## GOAL OF THE EXERCISE
Drop the pictures, then extract the listing word for word.
———
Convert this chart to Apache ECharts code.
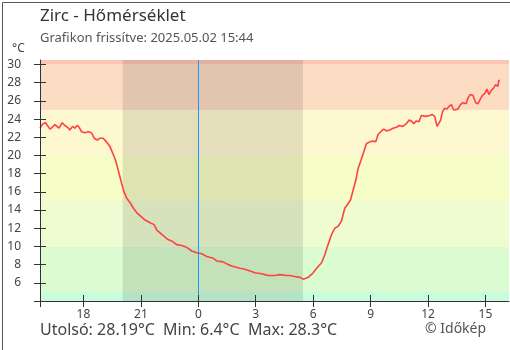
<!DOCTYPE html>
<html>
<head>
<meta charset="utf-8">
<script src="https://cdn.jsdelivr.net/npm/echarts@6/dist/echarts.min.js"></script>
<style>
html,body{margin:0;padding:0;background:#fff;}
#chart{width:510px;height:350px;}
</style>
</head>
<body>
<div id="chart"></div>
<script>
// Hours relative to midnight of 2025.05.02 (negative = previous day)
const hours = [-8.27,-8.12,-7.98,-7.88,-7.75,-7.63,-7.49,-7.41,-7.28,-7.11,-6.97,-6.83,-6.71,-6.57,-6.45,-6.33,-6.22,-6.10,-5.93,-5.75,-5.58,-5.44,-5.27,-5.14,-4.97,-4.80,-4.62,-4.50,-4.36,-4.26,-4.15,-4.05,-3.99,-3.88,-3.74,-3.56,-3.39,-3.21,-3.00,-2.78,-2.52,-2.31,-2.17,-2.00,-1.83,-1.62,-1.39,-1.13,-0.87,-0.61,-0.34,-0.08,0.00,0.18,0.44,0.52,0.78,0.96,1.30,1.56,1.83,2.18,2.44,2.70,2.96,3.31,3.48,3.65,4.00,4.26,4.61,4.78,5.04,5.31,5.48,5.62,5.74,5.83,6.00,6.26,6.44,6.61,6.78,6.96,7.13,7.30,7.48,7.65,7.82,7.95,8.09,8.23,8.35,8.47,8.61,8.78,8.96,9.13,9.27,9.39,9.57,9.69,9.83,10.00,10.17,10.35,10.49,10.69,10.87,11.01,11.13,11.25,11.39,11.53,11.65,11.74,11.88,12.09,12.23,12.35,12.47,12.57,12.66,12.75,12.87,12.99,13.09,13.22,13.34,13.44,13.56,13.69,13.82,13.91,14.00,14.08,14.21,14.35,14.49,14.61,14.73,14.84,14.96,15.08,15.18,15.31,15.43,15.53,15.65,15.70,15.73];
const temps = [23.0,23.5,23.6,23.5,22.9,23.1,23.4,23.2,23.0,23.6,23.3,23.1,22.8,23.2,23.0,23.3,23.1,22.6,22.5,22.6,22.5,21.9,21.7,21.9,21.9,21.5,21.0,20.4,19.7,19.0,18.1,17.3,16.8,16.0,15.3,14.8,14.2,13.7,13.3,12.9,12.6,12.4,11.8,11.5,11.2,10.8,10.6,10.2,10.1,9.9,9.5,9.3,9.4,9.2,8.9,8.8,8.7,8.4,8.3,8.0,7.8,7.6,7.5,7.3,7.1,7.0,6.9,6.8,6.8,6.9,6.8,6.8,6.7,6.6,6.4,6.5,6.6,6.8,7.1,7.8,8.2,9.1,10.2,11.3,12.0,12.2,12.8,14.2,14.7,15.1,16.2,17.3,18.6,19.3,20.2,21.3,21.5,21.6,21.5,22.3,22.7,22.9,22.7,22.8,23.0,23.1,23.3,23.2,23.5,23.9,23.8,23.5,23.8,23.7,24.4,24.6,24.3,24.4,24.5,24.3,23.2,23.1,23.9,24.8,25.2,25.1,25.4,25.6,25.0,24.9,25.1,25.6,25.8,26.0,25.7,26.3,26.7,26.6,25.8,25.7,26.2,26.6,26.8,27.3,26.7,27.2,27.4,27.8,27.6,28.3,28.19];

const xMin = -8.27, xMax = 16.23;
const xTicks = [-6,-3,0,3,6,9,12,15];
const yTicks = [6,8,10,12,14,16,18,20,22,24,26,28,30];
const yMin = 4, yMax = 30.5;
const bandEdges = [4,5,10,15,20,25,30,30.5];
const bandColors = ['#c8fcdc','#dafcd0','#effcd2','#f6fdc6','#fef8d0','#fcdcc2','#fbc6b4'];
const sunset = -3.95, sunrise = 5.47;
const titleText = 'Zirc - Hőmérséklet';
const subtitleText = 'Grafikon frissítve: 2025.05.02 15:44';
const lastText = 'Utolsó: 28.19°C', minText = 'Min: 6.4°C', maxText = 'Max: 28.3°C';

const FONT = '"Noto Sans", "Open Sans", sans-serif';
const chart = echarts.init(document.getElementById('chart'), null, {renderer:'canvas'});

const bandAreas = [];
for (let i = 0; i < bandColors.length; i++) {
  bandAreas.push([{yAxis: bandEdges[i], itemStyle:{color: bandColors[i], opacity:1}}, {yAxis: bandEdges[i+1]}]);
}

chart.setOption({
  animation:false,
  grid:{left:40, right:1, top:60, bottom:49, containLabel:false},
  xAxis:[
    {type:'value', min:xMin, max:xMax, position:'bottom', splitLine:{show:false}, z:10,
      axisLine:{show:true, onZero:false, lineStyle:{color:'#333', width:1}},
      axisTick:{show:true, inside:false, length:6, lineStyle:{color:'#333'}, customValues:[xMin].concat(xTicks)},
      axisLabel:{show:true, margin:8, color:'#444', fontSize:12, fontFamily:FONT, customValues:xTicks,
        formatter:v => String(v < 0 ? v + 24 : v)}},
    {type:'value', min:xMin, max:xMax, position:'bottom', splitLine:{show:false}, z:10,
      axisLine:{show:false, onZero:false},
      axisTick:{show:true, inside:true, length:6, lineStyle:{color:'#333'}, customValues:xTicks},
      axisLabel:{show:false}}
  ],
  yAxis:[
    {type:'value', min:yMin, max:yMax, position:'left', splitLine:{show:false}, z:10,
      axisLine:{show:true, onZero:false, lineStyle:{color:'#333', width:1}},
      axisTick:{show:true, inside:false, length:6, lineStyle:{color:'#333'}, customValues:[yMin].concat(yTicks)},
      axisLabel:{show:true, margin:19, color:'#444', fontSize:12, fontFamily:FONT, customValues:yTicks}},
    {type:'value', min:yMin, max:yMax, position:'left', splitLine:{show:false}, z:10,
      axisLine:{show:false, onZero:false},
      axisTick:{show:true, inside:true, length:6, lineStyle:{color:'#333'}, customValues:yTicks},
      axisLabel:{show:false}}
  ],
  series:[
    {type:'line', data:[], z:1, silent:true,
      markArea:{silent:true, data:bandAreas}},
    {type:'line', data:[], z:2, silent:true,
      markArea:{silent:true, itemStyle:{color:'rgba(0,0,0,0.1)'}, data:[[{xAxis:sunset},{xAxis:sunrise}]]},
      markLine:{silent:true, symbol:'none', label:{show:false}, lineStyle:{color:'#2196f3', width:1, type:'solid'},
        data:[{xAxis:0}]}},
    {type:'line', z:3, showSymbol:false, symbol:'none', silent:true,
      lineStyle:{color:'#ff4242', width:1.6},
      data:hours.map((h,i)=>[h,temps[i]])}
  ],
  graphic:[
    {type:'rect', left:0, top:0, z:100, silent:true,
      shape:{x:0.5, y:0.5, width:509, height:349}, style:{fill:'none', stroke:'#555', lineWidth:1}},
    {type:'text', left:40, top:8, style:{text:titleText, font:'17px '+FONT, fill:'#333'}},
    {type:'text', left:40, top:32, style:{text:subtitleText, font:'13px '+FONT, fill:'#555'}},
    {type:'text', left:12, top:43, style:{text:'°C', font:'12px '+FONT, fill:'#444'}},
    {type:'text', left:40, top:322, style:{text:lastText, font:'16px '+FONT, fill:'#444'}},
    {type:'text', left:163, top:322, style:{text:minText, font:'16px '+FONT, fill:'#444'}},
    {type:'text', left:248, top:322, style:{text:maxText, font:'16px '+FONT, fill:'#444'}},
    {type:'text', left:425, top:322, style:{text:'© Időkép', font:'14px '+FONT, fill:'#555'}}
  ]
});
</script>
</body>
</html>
———
## EXERCISE SOLUTION
Convert this chart to Apache ECharts code.
<!DOCTYPE html>
<html>
<head>
<meta charset="utf-8">
<script src="https://cdn.jsdelivr.net/npm/echarts@6/dist/echarts.min.js"></script>
<style>
html,body{margin:0;padding:0;background:#fff;}
#chart{width:510px;height:350px;}
</style>
</head>
<body>
<div id="chart"></div>
<script>
// Hours relative to midnight of 2025.05.02 (negative = previous day)
const hours = [-8.27,-8.12,-7.98,-7.88,-7.75,-7.63,-7.49,-7.41,-7.28,-7.11,-6.97,-6.83,-6.71,-6.57,-6.45,-6.33,-6.22,-6.10,-5.93,-5.75,-5.58,-5.44,-5.27,-5.14,-4.97,-4.80,-4.62,-4.50,-4.36,-4.26,-4.15,-4.05,-3.99,-3.88,-3.74,-3.56,-3.39,-3.21,-3.00,-2.78,-2.52,-2.31,-2.17,-2.00,-1.83,-1.62,-1.39,-1.13,-0.87,-0.61,-0.34,-0.08,0.00,0.18,0.44,0.52,0.78,0.96,1.30,1.56,1.83,2.18,2.44,2.70,2.96,3.31,3.48,3.65,4.00,4.26,4.61,4.78,5.04,5.31,5.48,5.62,5.74,5.83,6.00,6.26,6.44,6.61,6.78,6.96,7.13,7.30,7.48,7.65,7.82,7.95,8.09,8.23,8.35,8.47,8.61,8.78,8.96,9.13,9.27,9.39,9.57,9.69,9.83,10.00,10.17,10.35,10.49,10.69,10.87,11.01,11.13,11.25,11.39,11.53,11.65,11.74,11.88,12.09,12.23,12.35,12.47,12.57,12.66,12.75,12.87,12.99,13.09,13.22,13.34,13.44,13.56,13.69,13.82,13.91,14.00,14.08,14.21,14.35,14.49,14.61,14.73,14.84,14.96,15.08,15.18,15.31,15.43,15.53,15.65,15.70,15.73];
const temps = [23.0,23.5,23.6,23.5,22.9,23.1,23.4,23.2,23.0,23.6,23.3,23.1,22.8,23.2,23.0,23.3,23.1,22.6,22.5,22.6,22.5,21.9,21.7,21.9,21.9,21.5,21.0,20.4,19.7,19.0,18.1,17.3,16.8,16.0,15.3,14.8,14.2,13.7,13.3,12.9,12.6,12.4,11.8,11.5,11.2,10.8,10.6,10.2,10.1,9.9,9.5,9.3,9.4,9.2,8.9,8.8,8.7,8.4,8.3,8.0,7.8,7.6,7.5,7.3,7.1,7.0,6.9,6.8,6.8,6.9,6.8,6.8,6.7,6.6,6.4,6.5,6.6,6.8,7.1,7.8,8.2,9.1,10.2,11.3,12.0,12.2,12.8,14.2,14.7,15.1,16.2,17.3,18.6,19.3,20.2,21.3,21.5,21.6,21.5,22.3,22.7,22.9,22.7,22.8,23.0,23.1,23.3,23.2,23.5,23.9,23.8,23.5,23.8,23.7,24.4,24.6,24.3,24.4,24.5,24.3,23.2,23.1,23.9,24.8,25.2,25.1,25.4,25.6,25.0,24.9,25.1,25.6,25.8,26.0,25.7,26.3,26.7,26.6,25.8,25.7,26.2,26.6,26.8,27.3,26.7,27.2,27.4,27.8,27.6,28.3,28.19];

const xMin = -8.27, xMax = 16.23;
const xTicks = [-6,-3,0,3,6,9,12,15];
const yTicks = [6,8,10,12,14,16,18,20,22,24,26,28,30];
const yMin = 4, yMax = 30.5;
const bandEdges = [4,5,10,15,20,25,30,30.5];
const bandColors = ['#c8fcdc','#dafcd0','#effcd2','#f6fdc6','#fef8d0','#fcdcc2','#fbc6b4'];
const sunset = -3.95, sunrise = 5.47;
const titleText = 'Zirc - Hőmérséklet';
const subtitleText = 'Grafikon frissítve: 2025.05.02 15:44';
const lastText = 'Utolsó: 28.19°C', minText = 'Min: 6.4°C', maxText = 'Max: 28.3°C';

const FONT = '"Noto Sans", "Open Sans", sans-serif';
const chart = echarts.init(document.getElementById('chart'), null, {renderer:'canvas'});

const bandAreas = [];
for (let i = 0; i < bandColors.length; i++) {
  bandAreas.push([{yAxis: bandEdges[i], itemStyle:{color: bandColors[i], opacity:1}}, {yAxis: bandEdges[i+1]}]);
}

chart.setOption({
  animation:false,
  grid:{left:40, right:1, top:60, bottom:49, containLabel:false},
  xAxis:[
    {type:'value', min:xMin, max:xMax, position:'bottom', splitLine:{show:false}, z:10,
      axisLine:{show:true, onZero:false, lineStyle:{color:'#333', width:1}},
      axisTick:{show:true, inside:false, length:6, lineStyle:{color:'#333'}, customValues:[xMin].concat(xTicks)},
      axisLabel:{show:true, margin:8, color:'#444', fontSize:12, fontFamily:FONT, customValues:xTicks,
        formatter:v => String(v < 0 ? v + 24 : v)}},
    {type:'value', min:xMin, max:xMax, position:'bottom', splitLine:{show:false}, z:10,
      axisLine:{show:false, onZero:false},
      axisTick:{show:true, inside:true, length:6, lineStyle:{color:'#333'}, customValues:xTicks},
      axisLabel:{show:false}}
  ],
  yAxis:[
    {type:'value', min:yMin, max:yMax, position:'left', splitLine:{show:false}, z:10,
      axisLine:{show:true, onZero:false, lineStyle:{color:'#333', width:1}},
      axisTick:{show:true, inside:false, length:6, lineStyle:{color:'#333'}, customValues:[yMin].concat(yTicks)},
      axisLabel:{show:true, margin:19, color:'#444', fontSize:12, fontFamily:FONT, customValues:yTicks}},
    {type:'value', min:yMin, max:yMax, position:'left', splitLine:{show:false}, z:10,
      axisLine:{show:false, onZero:false},
      axisTick:{show:true, inside:true, length:6, lineStyle:{color:'#333'}, customValues:yTicks},
      axisLabel:{show:false}}
  ],
  series:[
    {type:'line', data:[], z:1, silent:true,
      markArea:{silent:true, data:bandAreas}},
    {type:'line', data:[], z:2, silent:true,
      markArea:{silent:true, itemStyle:{color:'rgba(0,0,0,0.1)'}, data:[[{xAxis:sunset},{xAxis:sunrise}]]},
      markLine:{silent:true, symbol:'none', label:{show:false}, lineStyle:{color:'#2196f3', width:1, type:'solid'},
        data:[{xAxis:0}]}},
    {type:'line', z:3, showSymbol:false, symbol:'none', silent:true,
      lineStyle:{color:'#ff4242', width:1.6},
      data:hours.map((h,i)=>[h,temps[i]])}
  ],
  graphic:[
    {type:'rect', left:0, top:0, z:100, silent:true,
      shape:{x:0.5, y:0.5, width:509, height:349}, style:{fill:'none', stroke:'#555', lineWidth:1}},
    {type:'text', left:40, top:8, style:{text:titleText, font:'17px '+FONT, fill:'#333'}},
    {type:'text', left:40, top:32, style:{text:subtitleText, font:'13px '+FONT, fill:'#555'}},
    {type:'text', left:12, top:43, style:{text:'°C', font:'12px '+FONT, fill:'#444'}},
    {type:'text', left:40, top:322, style:{text:lastText, font:'16px '+FONT, fill:'#444'}},
    {type:'text', left:163, top:322, style:{text:minText, font:'16px '+FONT, fill:'#444'}},
    {type:'text', left:248, top:322, style:{text:maxText, font:'16px '+FONT, fill:'#444'}},
    {type:'text', left:425, top:322, style:{text:'© Időkép', font:'14px '+FONT, fill:'#555'}}
  ]
});
</script>
</body>
</html>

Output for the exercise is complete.